The employees charge that the snooping began in January 2009, when they sent this letter to the Obama administration to complain that they were under investigation by the FDA Office of Criminal Investigation over a November 2008 letter sent by the chairman of the House Energy and Commerce Committee to FDA officials about allegations that the process for approving devices was coercive and intimidating.

The House Committee on Government Oversight and Reform subsequently began an investigation (read here). And the Times adds that a confidential government review in May by the Office of Special Counsel, which deals with the grievances of government workers, found the medical claims by the scientists were sufficiently valid to warrant a full investigation into what it termed “a substantial and specific danger to public safety.”

The Times writes cites one example in which intercepted e-mails revealed a few of the FDA employees who were under surveillance were drafting a complaint two years ago that they planned to send to the Office of Special Counsel. But shortly aftewards, but before the complaint was filed, two of the disgruntled employees were dismissed and a third was suspended.

The episode raises questions about whether the FDA broke the law. As the Times notes, federal agencies have discretion to monitor employee computer use, but the spying may have been illegal since confidential information the agency obtained is legally protected, including attorney-client communications, whistleblower complaints to Congress and workplace grievances filed with the government.

“The conduct by FDA managers, designed to undermine a group of doctors and scientists who reported significant health and safety violations, is deplorable. Those involved must be held accountable,” says Stephen Kohn, executive director of the National Whistleblower Center and the lead attorney for the FDA whistleblowers, in a statement. “…We hope that the revelations… will mark a turning point in the battle to stop the retaliatory surveillance of whistleblowers who risk their careers to report misconduct.
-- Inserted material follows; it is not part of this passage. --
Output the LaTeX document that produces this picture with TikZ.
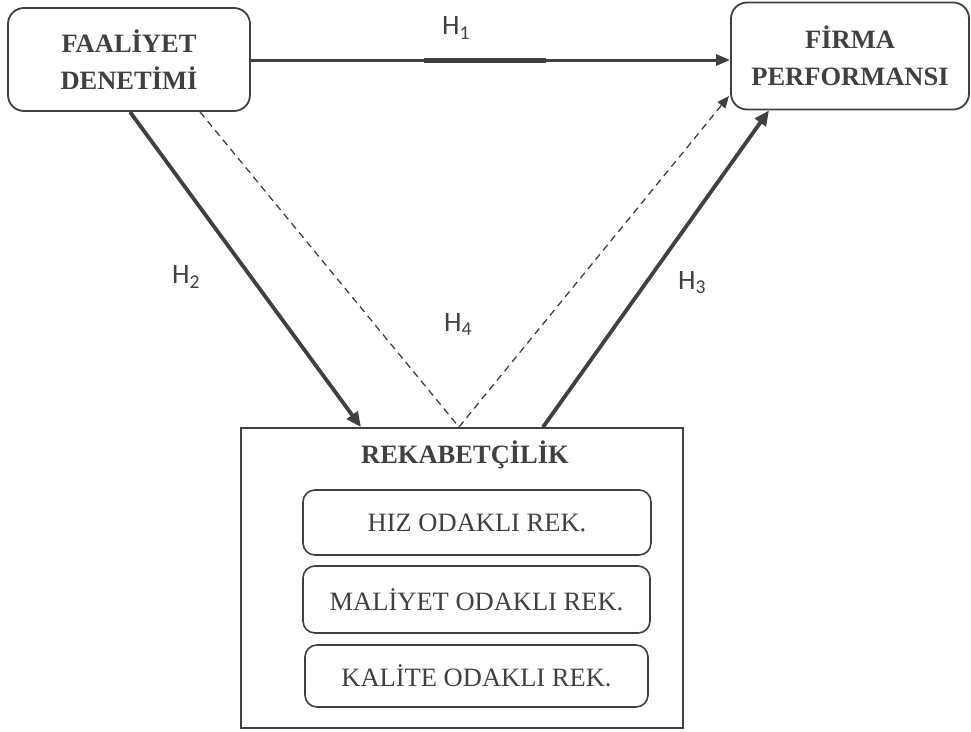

“The spying program… was illegal… Government managers used a covert spying program to interfere with the ability of federal employees to lawfully report significant threats to the public safety to Congress, law enforcement officials and the American people. We hope that these public disclosures will mark the beginning of the end of government spying on employees who report misconduct to the appropriate authorities.

In fact, the White House Office of Management and Budget sent a governmentwide memo last month to emphasize that monitoring employee communications is permissble, the Times adds, but could not be used under the law to intimidate whistleblowers. Any monitoring must be done in ways that “do not interfere with or chill employees’ use of appropriate channels to disclose wrongdoing,” the memo reportedly said.

For those wondering how the FDA grabbed the info, the agency used spy software designed to help employers monitor workers, captured screen images from their government laptops as they were being used at work or at home, The Times writes, adding that “the software tracked keystrokes, intercepted personal e-mails, copied documents on personal thumb drives and followed line-by-line messages as they were drafted.” The software costs $2,875 to place on 25 computers.

One Congressional staffer tells us he is not surprised. “You could very easily capture any of the emails to Grassley staff simply by searching for @finance-rep.senate.gov. That’s why I always tell people to use their private accounts and use them from home on your personal computer. This surveillance program is outrageous and beyond the pale,” Paul Thacker, a former investigator for US Senator Chuck Grassley who worked with FDA whistleblowers during the time the agency surveillance program was in place.